Jell-O Surprise

Roone AcreeBy Roone Acree5 Minutes

It wasn’t really Thanksgiving until we saw the neon glow of the green Jell-O.

The table would already be decked out with my mother’s turkey, steaming in a sea of butter and seasonings. My aunt Pris’s cornbread dressing was ready, along with the mashed potatoes, pinto beans, creamed corn, deviled eggs, and everything else you can imagine. The pumpkin pies and pound cakes waited in all their glory on the buffet table.

But no one would think about digging in, or even saying grace, until my grandma brought out her Lime-Green Jell-O Surprise. The first time I remembered seeing it as a kid, I thought it was some sort of sludge from the bottom of Lake Norman.

“Get as much as you want,” she said. “I got plenty more.”

And boy, did she ever. To this day, I’m haunted by the image of the giant bowl full of green gelatinous goo. The adults raved about it as though it were manna from Heaven, but to me, it was just a pile of jiggly, alien goop that I’m pretty sure was radioactive.

All throughout Thanksgiving dinner, I tried to hide my dislike for the unholy dessert. I loved my grandma and didn’t want to hurt her feelings, but somehow, someone would always notice that I wasn’t eating any.

“Why don’t you just try a little?” some relative would broadcast to the world. “It’s really good.” My only response was to hem and haw and shuffle my feet.

On one occasion, I tried to create a diversion by claiming that the cat was on fire. But that didn’t work. It seemed like my whole family’s goal was to force me into gelatin nirvana, and yet, nothing short of a divine intervention could make me take a bite.

“Oh, just let him be,” my grandma would mercifully say. And that would be the end of it.
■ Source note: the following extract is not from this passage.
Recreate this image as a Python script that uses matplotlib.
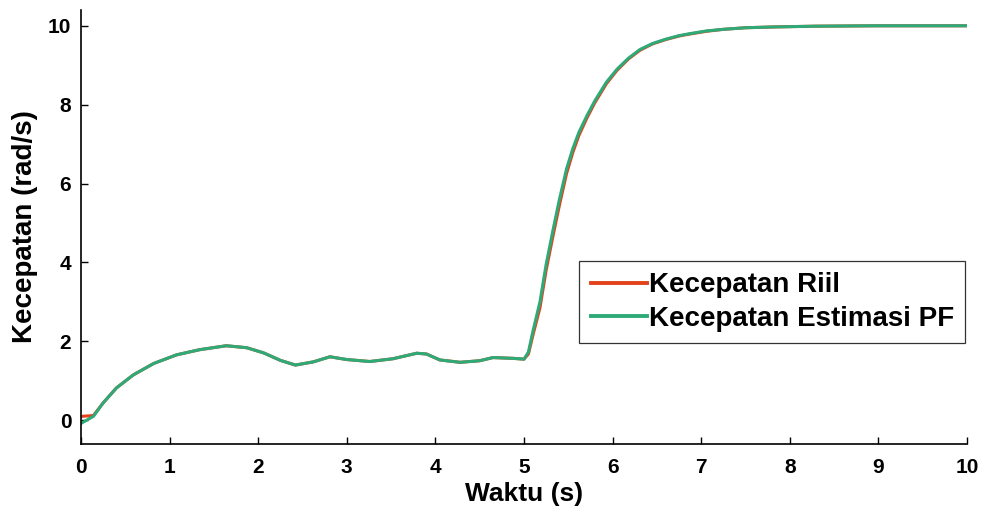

I never knew a Thanksgiving growing up where we didn’t have her special dessert. I guess I was in middle school before I even realized that many families had their own versions of the same lumpy, Jell-O concoction.

Some folks, I heard, made it with marshmallows, fruit, and nuts, some with cream cheese and carrots. Some were just plain cruel and added pineapple and cottage cheese.

When I was college age, I sat down to fancier Thanksgiving dinners and tried a thing called Waldorf salad, a Jell-O-free fruit and nut dish, made with mayonnaise. I can’t say I really liked dessert made with a condiment, but at least it wasn’t green, and at least it didn’t shake and shimmy.

A lifetime later, I was at home having Thanksgiving dinner with my family when I felt my Jell-O anxiety return. We’d just sat down to eat when my mother-in-law brought out a bowl of green Jell-O salad she had made. She insisted I try some, and I began to hem and haw like I used to do. I even told her about my nightmares of drowning in a pool of green primordial ooze. But she didn’t budge.

“Try it!” she insisted.

With great trepidation, I spooned out a little and stood there fighting the impulse to run and lock myself in the bathroom. I then took a bite and grinned. It was good … I mean, really good. I cleaned my plate and wanted more.

Not long after that, I had a moment with the Lord where I felt regret for the times I avoided eating Grandma’s Jell-O Surprise. It was an emotional moment that got me thinking about my family and God’s blessings in my life.

I even felt bad for lying about the cat all those years ago. Well, sort of.